In an interview Burton said he took ballet classes at the local community centre when he was younger but nothing really stuck until he took Kilpatrick’s Boys Only class. “In the beginning, it was more athletic to get us engaged,” he said. “We did things like running around the stage and doing leap-frog. Slowly they integrated more of the technique into the class.”
Now in Grade 12, Burton attends Magee secondary in Vancouver where he’s part of a unique sports program that allows him to pursue both his academic education and dance. He goes to school from 7:30 a.m. to 11 a.m. and then heads to Arts Umbrella from 12:30 p.m. to 4 p.m. With additional dancing Wednesday evening and Sunday, he ends up dancing about 30 hours week.
Burton said he hasn’t been taunted or teased at school for being a dancer. “At school, the sports program incorporates equestrians, swimmers, gymnasts and dancers that go to other ballet schools. We’re definitely not alone and definitely not treated any worse,” he said. “Definitely people are more accepting. There’s no basis for making fun. It’s what we love doing. I think they recognize that. There’s such a big group of us it’s very supportive.”

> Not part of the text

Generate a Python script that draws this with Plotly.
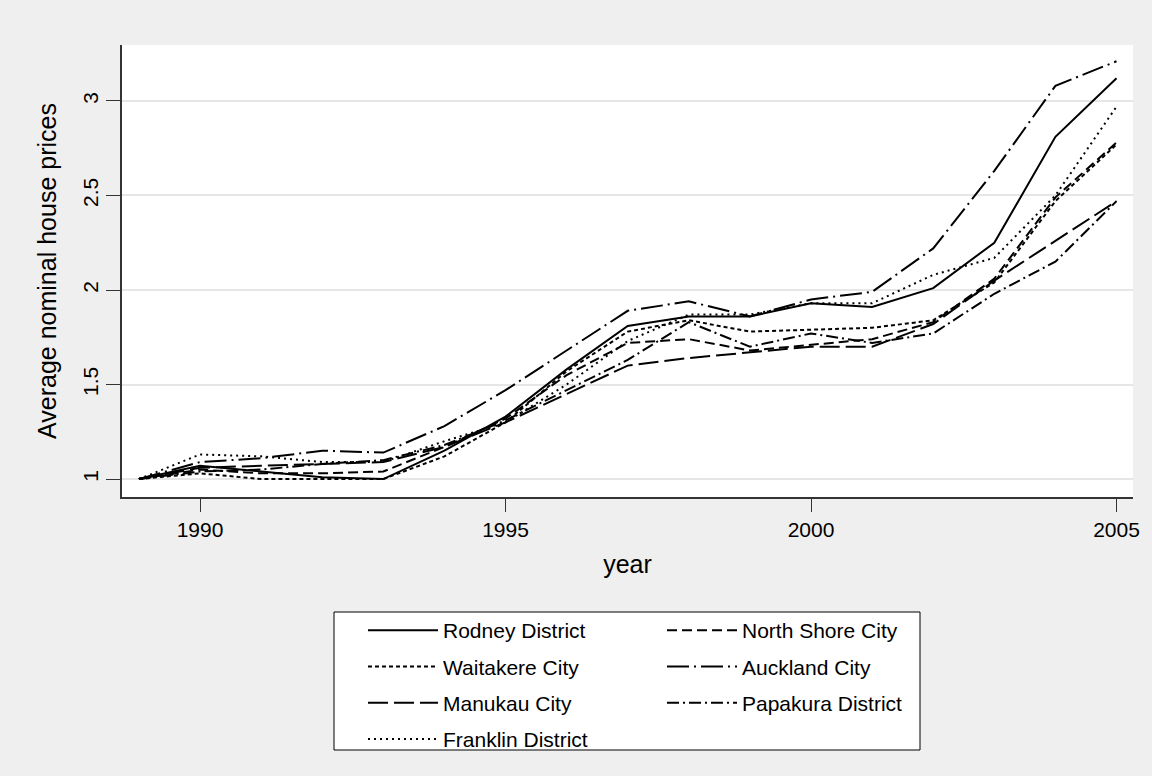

It hasn’t all been smooth sailing for Burton. He almost quit dancing entirely when he was in Grades 9 and 10. He grew tired of doing nothing with his free time but dancing. He went through a period when he wanted only to hang out like other teenagers. Now he’s past that, loves dancing and wants to take the new Vancouver Community College-Arts Umbrella two-year dancing program. His goal is to dance professionally.
“If we were forced into a super technical program with one boy in a class of 30 girls, we’d learn not to love it pretty quickly,” he said following a rehearsal for Friday’s graduating program.
“It got me started. I think it’s very smart what they did. It got us to love it.”